Addressing the Critical Challenges Faced by Foster Youth
Longitudinal research shows that when young people exit foster care without permanent relationships or ongoing support, negative outcomes in education, employment, justice system involvement, and early parenthood become statistically predictable, -not exceptional.
Population Most at Risk
Longitudinal findings from the Midwest Evaluation of Former Foster Youth show elevated rates of early pregnancy, justice system involvement, educational disruption, and economic instability well into adulthood, -particularly among young people who exited care without lasting relationships or consistent support.
Complex trauma exposure in foster care
Children in foster care experience high rates of complex trauma, including physical, emotional, and sexual abuse, neglect, and exposure to domestic violence. These multiple, overlapping adversities profoundly affect emotional regulation, behavior, and developmental outcomes, illustrating why early intervention, supportive relationships, and protective factors are critical for helping youth build resilience and thrive into adulthood.
From Risk to Resilience: The Power of Protective Factors
While risk factors identify vulnerabilities that can derail young people in foster care, protective factors highlight the strengths, relationships, and resources that actively buffer them from adversity. Recognized in research and measurable in practice, protective factors operate at multiple levels.
We All Need Family
Decades of research show that secure, supportive family relationships are foundational to healthy development across the lifespan. Children and adolescents who grow up with stable family bonds are more likely to experience educational success, economic stability, and meaningful community engagement, -strengths that shape lifelong well-being, opportunity, and the ability to navigate adulthood with confidence and support.

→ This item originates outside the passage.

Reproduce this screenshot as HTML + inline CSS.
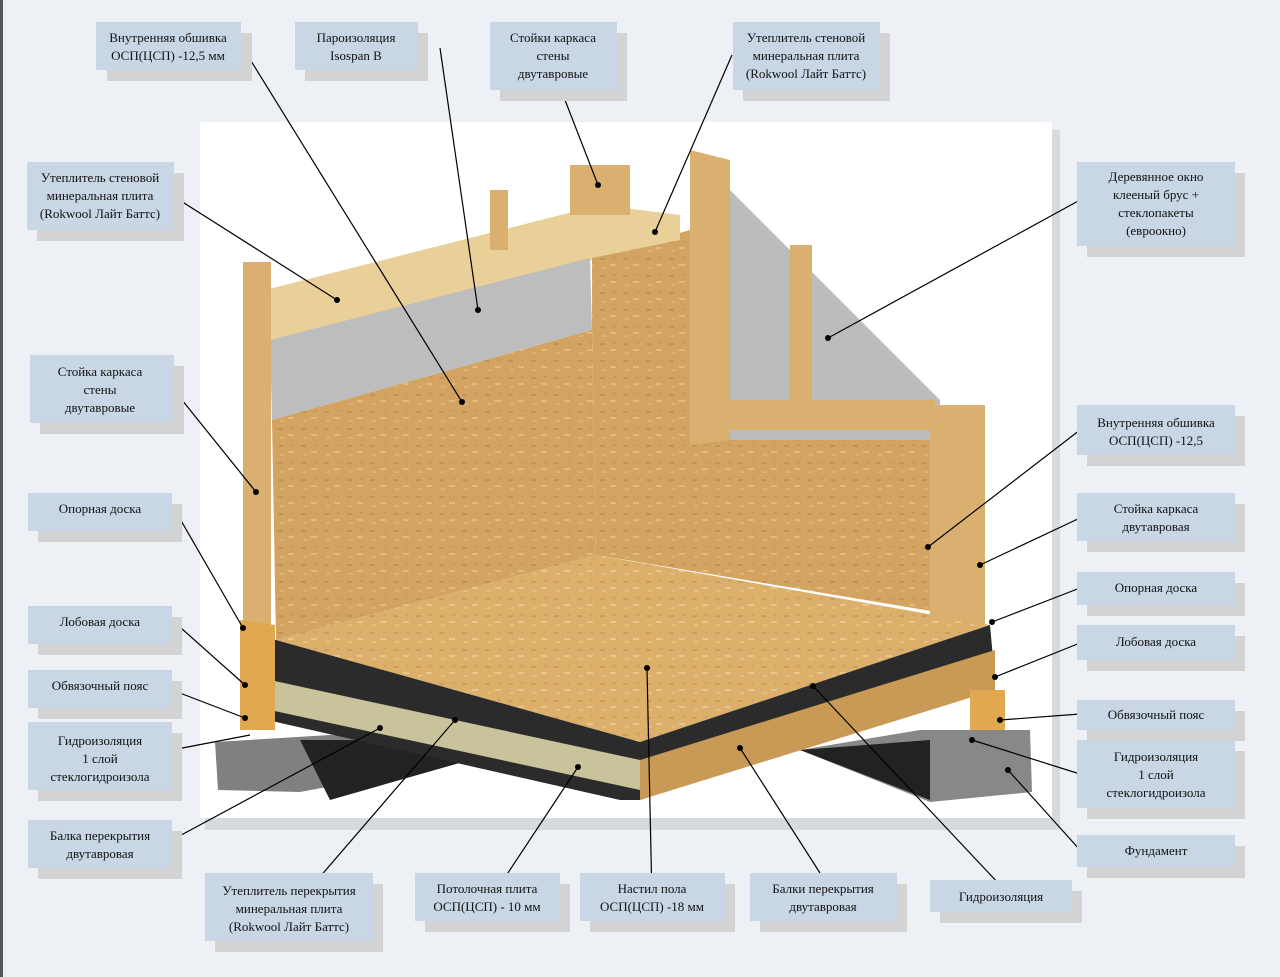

Foster Youth Need Protection
Research with youth currently in foster care shows that even when older adolescents have clear goals for relational permanency — including a sense of family belonging — very few actually achieve those goals before exiting care. This gap contributes to relational disruption and instability, leaving many youth without the supportive, permanent family connections that are foundational for well-being and successful transitions into adulthood.
Turning Protective Factors into Results
Where We Turn Belonging into Opportunity for Our Youth
Adult-Focused Interventions vs. Peer Needs
Most social support interventions for youth in foster care focus on adult figures: caseworkers, mentors, or family members, while peer support networks -critical during adolescent development -are largely underutilized. The research highlights a necessity to design programs that leverage peer relationships.


Where Peer Support Changes Outcomes
Peer support in child welfare brings lived experience into service delivery, offering mentoring, resource navigation, support groups, coaching, advocacy and outreach that traditional systems often lack. These programs build trust, combat isolation, and connect children, youth and caregivers with people who truly understand their journeys — yet they remain underfunded and under-resourced despite demonstrating positive impacts on well-being, engagement, and system navigation.
Reimagining Foster Care Outcomes
Youth‑informed, peer‑enhanced programs with near‑peer mentors and facilitators who’ve lived the experience actively strengthen coping, help‑seeking, and support networks, -giving foster youth the tools, connections, and confidence to thrive as they transition to adulthood.
Emberkind builds on these peer-support methods, going further to provide ongoing guidance, meaningful relationships, and real opportunities — giving our youth the support and resources they need to navigate challenges, achieve their goals, and build the life they deserve.